By the end of their first day, most of the white students had been withdrawn from the school. Within days, all the white students had left McDonogh 19.
The protesters also left, having achieved their goal of preventing white and Black children from attending classes together. The only students were the three Black girls.
But the threat of violence remained, and throughout the school year, U.S. Marshals escorted the girls to and from school.
The three girls at McDonogh were not the only ones requiring armed protection.

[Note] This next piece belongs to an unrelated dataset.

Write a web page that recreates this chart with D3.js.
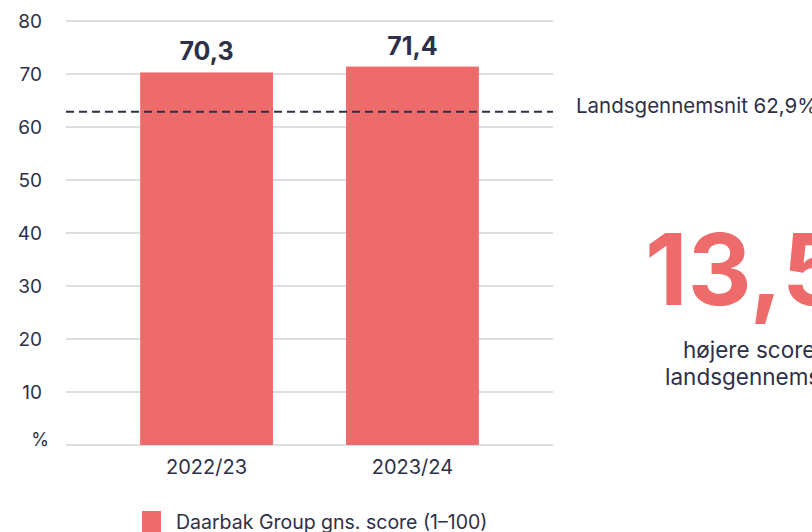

During the same time, at the William Frantz Elementary School, Ruby Bridges faced a similar fate when trying to integrate an all-white school. Though Bridges’ story is more widely known, all four girls are credited with desegregating New Orleans Public Schools.
From tragedy to triumph
Named after the wealthy slave owner John McDonogh, the school struggled in the decades following 1960.
White flight from the city of New Orleans and its public schools resulted in a resegregation of the school almost immediately, only this time it became an all-Black school. High rates of poverty and crime affected the surrounding neighborhood in the 1970s and ‘80s.
One sign of progress occurred in the mid-1990s when the school was renamed after jazz legend and New Orleans native Louis Armstrong.
But at the end of the 2004-05 school year, the district decided to close the school, due in part to low test scores and also because inadequate funding had caused the building to fall into significant disrepair.
The facility was further damaged by Hurricane Katrina in August 2005, and the Orleans Parish School Board planned to sell the historic building, deeming it too expensive to repair.
The building sat vacant for over 10 years.
Born and raised in the neighborhood, Tate’s roots run deep, as did her connection to the history that happened at McDonogh.
Like Prevost and Etienne, Tate graduated from New Orleans’ public schools. She remained in New Orleans and following Katrina chose to stay in the city despite the mass exodus of many residents.
She never gave up on the Lower 9th Ward, the school building or her commitment to telling the story of events that took place on what she considered the hallowed ground of the school.
In 2009, Tate founded the Leona Tate Foundation for Change. Over the years, the fledgling foundation raised US$725,000 to purchase the building.
Tate also led efforts to place the building on the National Register of Historic Places.
In 2016, Tate achieved her goal. The designation formally recognized the contributions of Tate, Etienne and Prevost for their role in the civil rights movement.
Now, Tate’s efforts have transformed the building from an abandoned school to a community anchor.
The building provides a new home for the Lower Ninth Ward Living Museum, which displays photographs and offers oral histories from those who lived in the community during the civil rights and post-Katrina eras.
In addition, the TEP Center provides office space for two community groups. One of them, “Ringing the Bell,” provides support for teachers who want to incorporate the history of the civil rights movement into their curriculum.
The other group, Voices of Resistance and Hope, is a partnership with the National Museum of African American History and Culture that collects contemporary stories of African Americans.
Both Etienne and Prevost praised Tate and her determination.
“I’m just glad that we are being given an opportunity to remind those who have forgotten,” Etienne said. “"That the true and full story gets out there. That’s all we’ve ever wanted, really. Thank God it is finally happening.”
Describing Tate and Etienne as “her sisters for life,” Prevost explained in an interview that she sees the project as a step toward healing larger racial divisions.
“We have to come together and forget all of this foolishness,” Prevost said. “That’s what we need to do.”